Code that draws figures
═══
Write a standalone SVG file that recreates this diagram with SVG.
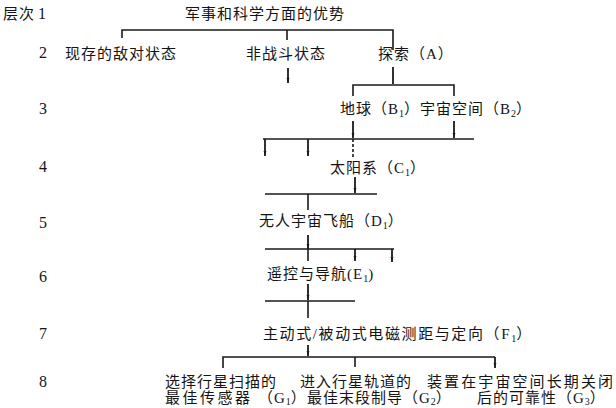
<svg xmlns="http://www.w3.org/2000/svg" width="616" height="408" viewBox="0 0 616 408">
<style>
text{font-family:"Liberation Serif","Noto Sans CJK SC",serif;font-size:15px;fill:#141414;letter-spacing:1px}
.num{font-size:16px;letter-spacing:0}
.sub{font-size:10px;letter-spacing:0}
.ln{fill:none;stroke:#1a1a1a;stroke-width:1.6}
.tk{fill:none;stroke:#1a1a1a;stroke-width:1.8}
</style>
<defs>
<marker id="ah" markerUnits="userSpaceOnUse" markerWidth="6" markerHeight="4" refX="5" refY="2" orient="auto">
<path d="M0,0.6 L5,2 L0,3.4 z" fill="#1a1a1a"/>
</marker>
</defs>
<rect width="616" height="408" fill="#fff"/>

<g id="levels">
<text x="3" y="19">层次<tspan class="num" dx="3">1</tspan></text>
<text class="num" x="39" y="58">2</text>
<text class="num" x="39" y="114">3</text>
<text class="num" x="39" y="172">4</text>
<text class="num" x="39" y="228">5</text>
<text class="num" x="39" y="282">6</text>
<text class="num" x="39" y="339">7</text>
<text class="num" x="39" y="387">8</text>
</g>

<g id="connectors">
<path class="ln" d="M122,38 V30 H393 V50"/>
<path class="ln" d="M287,30 V40"/>
<path class="tk" d="M288,68 V83" marker-end="url(#ah)"/>
<path class="tk" d="M393,67 V84"/>
<path class="ln" d="M353,96 V85 H454 V96"/>
<path class="tk" d="M353,121 V138" marker-end="url(#ah)"/>
<path class="tk" d="M454,121 V138" marker-end="url(#ah)"/>
<path class="ln" d="M263,139 H474"/>
<path class="tk" d="M265,139 V156" marker-end="url(#ah)"/>
<path class="tk" d="M308,139 V156" marker-end="url(#ah)"/>
<path class="ln" d="M353,139 V159" stroke-dasharray="3,2"/>
<path class="tk" d="M355,177 V193" marker-end="url(#ah)"/>
<path class="ln" d="M265,194 H377"/>
<path class="ln" d="M308,194 V210"/>
<path class="tk" d="M308,235 V249" marker-end="url(#ah)"/>
<path class="ln" d="M265,249 H394"/>
<path class="ln" d="M308,249 V261"/>
<path class="tk" d="M355,249 V261" marker-end="url(#ah)"/>
<path class="tk" d="M392,249 V262" marker-end="url(#ah)"/>
<path class="tk" d="M308,284 V300" marker-end="url(#ah)"/>
<path class="ln" d="M265,301 H355"/>
<path class="ln" d="M308,301 V318"/>
<path class="tk" d="M308,345 V356" marker-end="url(#ah)"/>
<path class="ln" d="M223,368 V357 H495"/>
<path class="ln" d="M355,357 V367"/>
<path class="tk" d="M495,357 V368" marker-end="url(#ah)"/>
</g>

<g id="n-top"><text x="185" y="19">军事和科学方面的优势</text></g>
<g id="n-hostile"><text x="65" y="58.5">现存的敌对状态</text></g>
<g id="n-nonwar"><text x="246" y="58.5">非战斗状态</text></g>
<g id="n-A"><text x="378" y="58.5">探索（A）</text></g>
<g id="n-B"><text x="340" y="113.5">地球（B<tspan class="sub" dy="3">1</tspan><tspan dy="-3">）宇宙空间（B</tspan><tspan class="sub" dy="3">2</tspan><tspan dy="-3">）</tspan></text></g>
<g id="n-C1"><text x="330" y="172.5">太阳系（C<tspan class="sub" dy="3">1</tspan><tspan dy="-3">）</tspan></text></g>
<g id="n-D1"><text x="259" y="225.5">无人宇宙飞船（D<tspan class="sub" dy="3">1</tspan><tspan dy="-3">）</tspan></text></g>
<g id="n-E1"><text x="267" y="278.5">遥控与导航(E<tspan class="sub" dy="3">1</tspan><tspan dy="-3">)</tspan></text></g>
<g id="n-F1"><text x="263" y="338.5" style="letter-spacing:1.6px">主动式/被动式电磁测距与定向（F<tspan class="sub" dy="3">1</tspan><tspan dy="-3">）</tspan></text></g>
<g id="n-G1"><text x="165" y="386.5">选择行星扫描的</text><text x="165" y="403" style="letter-spacing:2.5px">最佳传感器</text><text x="258" y="403">（G<tspan class="sub" dy="2">1</tspan><tspan dy="-2">）</tspan></text></g>
<g id="n-G2"><text x="300" y="386.5">进入行星轨道的</text><text x="307" y="403">最佳末段制导（G<tspan class="sub" dy="2">2</tspan><tspan dy="-2">）</tspan></text></g>
<g id="n-G3"><text x="427" y="386.5" style="letter-spacing:2.1px">装置在宇宙空间长期关闭</text><text x="477" y="403">后的可靠性（G<tspan class="sub" dy="2">3</tspan><tspan dy="-2">）</tspan></text></g>
</svg>
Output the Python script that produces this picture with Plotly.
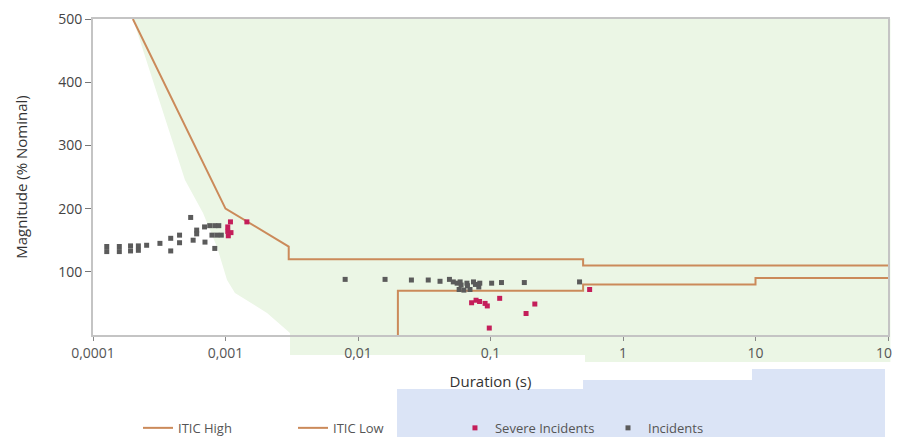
import plotly.graph_objects as go

# ITIC curves
itic_high_x = [2e-4, 1e-3, 3e-3, 3e-3, 0.5, 0.5, 100]
itic_high_y = [500, 200, 140, 120, 120, 110, 110]
itic_low_x = [0.02, 0.02, 0.5, 0.5, 10, 10, 100]
itic_low_y = [0, 70, 70, 80, 80, 90, 90]

# Incidents (gray)
inc_x = [1.27e-4, 1.27e-4, 1.58e-4, 1.58e-4, 1.92e-4, 1.92e-4, 2.2e-4, 2.2e-4,
         2.54e-4, 3.2e-4, 3.86e-4, 3.86e-4, 4.5e-4, 4.5e-4, 5.46e-4, 5.7e-4,
         6.06e-4, 6.06e-4, 7.0e-4, 6.95e-4, 7.6e-4, 8.3e-4, 7.9e-4, 8.6e-4,
         9.3e-4, 8.3e-4, 8.9e-4,
         0.008, 0.016, 0.0253, 0.0339, 0.0416, 0.049, 0.0524, 0.056, 0.059, 0.06,
         0.0664, 0.067, 0.0744, 0.077, 0.0816, 0.083, 0.102, 0.121, 0.18, 0.47,
         0.058, 0.063, 0.07]
inc_y = [140, 132, 140, 132, 141, 133, 141, 134,
         142, 145, 153, 133, 158, 146, 186, 150,
         166, 160, 147, 171, 173, 137, 158, 158,
         158, 173, 173,
         88, 88, 87, 87, 85, 88, 84, 82, 84, 79,
         82, 78, 84, 80, 76, 82, 82, 83, 83, 84,
         72, 71, 72]

# Severe incidents (crimson)
sev_x = [1.04e-3, 1.09e-3, 1.04e-3, 1.05e-3, 1.1e-3, 1.45e-3,
         0.072, 0.0778, 0.0827, 0.091, 0.0946, 0.1173, 0.0979, 0.1855, 0.216, 0.56]
sev_y = [171, 179, 164, 157, 162, 179,
         51, 55, 53, 50, 46, 58, 11, 34, 49, 72]

x_tickvals = [0.0001, 0.001, 0.01, 0.1, 1, 10, 100]
x_ticktext = ["0,0001", "0,001", "0,01", "0,1", "1", "10", "100"]
y_tickvals = [100, 200, 300, 400, 500]

# background highlight artifacts (paper coordinates)
green_x = [0.0503, 1.003, 1.003, 0.6189, 0.6189, 0.2478, 0.2478, 0.2189, 0.1786, 0.1686, 0.1560, 0.1384, 0.1157, 0.0503]
green_y = [1.0, 1.0, -0.0854, -0.0854, -0.0633, -0.0633, 0.0063, 0.0696, 0.1329, 0.1740, 0.2785, 0.3861, 0.4905, 1.0]
blue_x = [0.3824, 0.6164, 0.6164, 0.8289, 0.8289, 0.9962, 0.9962, 0.3824]
blue_y = [-0.1709, -0.1709, -0.1424, -0.1424, -0.1076, -0.1076, -0.3228, -0.3228]


def path(xs, ys):
    return "M " + " L ".join(f"{a},{b}" for a, b in zip(xs, ys)) + " Z"


LINE_COLOR = "#cb8a5a"
FONT = "Open Sans, Noto Sans, sans-serif"

fig = go.Figure()
fig.add_trace(go.Scatter(x=itic_high_x, y=itic_high_y, mode="lines", name="ITIC High",
                         line=dict(color=LINE_COLOR, width=2), legend="legend", showlegend=True))
fig.add_trace(go.Scatter(x=itic_low_x, y=itic_low_y, mode="lines", name="ITIC Low",
                         line=dict(color=LINE_COLOR, width=2), legend="legend2", showlegend=True))
fig.add_trace(go.Scatter(x=sev_x, y=sev_y, mode="markers", name="Severe Incidents",
                         marker=dict(symbol="square", size=5, color="#c41e5a"),
                         legend="legend3", cliponaxis=False, showlegend=True))
fig.add_trace(go.Scatter(x=inc_x, y=inc_y, mode="markers", name="Incidents",
                         marker=dict(symbol="square", size=5, color="#5b5b5b"),
                         legend="legend4", cliponaxis=False, showlegend=True))

shapes = [
    dict(type="path", xref="paper", yref="paper", path=path(green_x, green_y),
         fillcolor="#ebf6e5", line=dict(width=0), layer="below"),
    dict(type="path", xref="paper", yref="paper", path=path(blue_x, blue_y),
         fillcolor="#dbe4f6", line=dict(width=0), layer="below"),
]

leg_common = dict(orientation="h", yanchor="middle", xanchor="left", y=-0.294,
                  bgcolor="rgba(0,0,0,0)", font=dict(family=FONT, size=13, color="#555555"))

# page body has an 8px margin, so the figure is 8px smaller than the window
fig.update_layout(
    width=892, height=429,
    margin=dict(l=85, r=12, t=11, b=102, autoexpand=False),
    showlegend=True,
    paper_bgcolor="white", plot_bgcolor="rgba(0,0,0,0)",
    font=dict(family=FONT, size=12, color="#444444"),
    shapes=shapes,
    legend=dict(x=0.0566, **leg_common),
    legend2=dict(x=0.2516, **leg_common),
    legend3=dict(x=0.4553, **leg_common),
    legend4=dict(x=0.6478, **leg_common),
    xaxis=dict(type="log", range=[-4, 2], tickvals=x_tickvals, ticktext=x_ticktext,
               automargin=False, ticklabeloverflow="allow",
               showgrid=False, zeroline=False, showline=True, linecolor="#c4c4c4", linewidth=2,
               mirror=True, ticks="outside", ticklen=4, tickcolor="#888888",
               tickfont=dict(size=14, color="#555555"),
               title=dict(text="Duration (s)", font=dict(size=15, color="#333333"), standoff=16)),
    yaxis=dict(range=[0, 500], tickvals=y_tickvals, automargin=False,
               showgrid=False, zeroline=False, showline=True, linecolor="#c4c4c4", linewidth=2,
               mirror=True, ticks="outside", ticklen=6, tickcolor="#777777",
               tickfont=dict(size=14, color="#444444"),
               title=dict(text="Magnitude (% Nominal)", font=dict(size=15, color="#333333"), standoff=27)),
)

fig.write_html("out.html")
═══
Copy, from the material above, each line in which the string "this" occurs.

• RESPONSE TO THE EXERCISE:
Write a standalone SVG file that recreates this diagram with SVG.
Output the Python script that produces this picture with Plotly.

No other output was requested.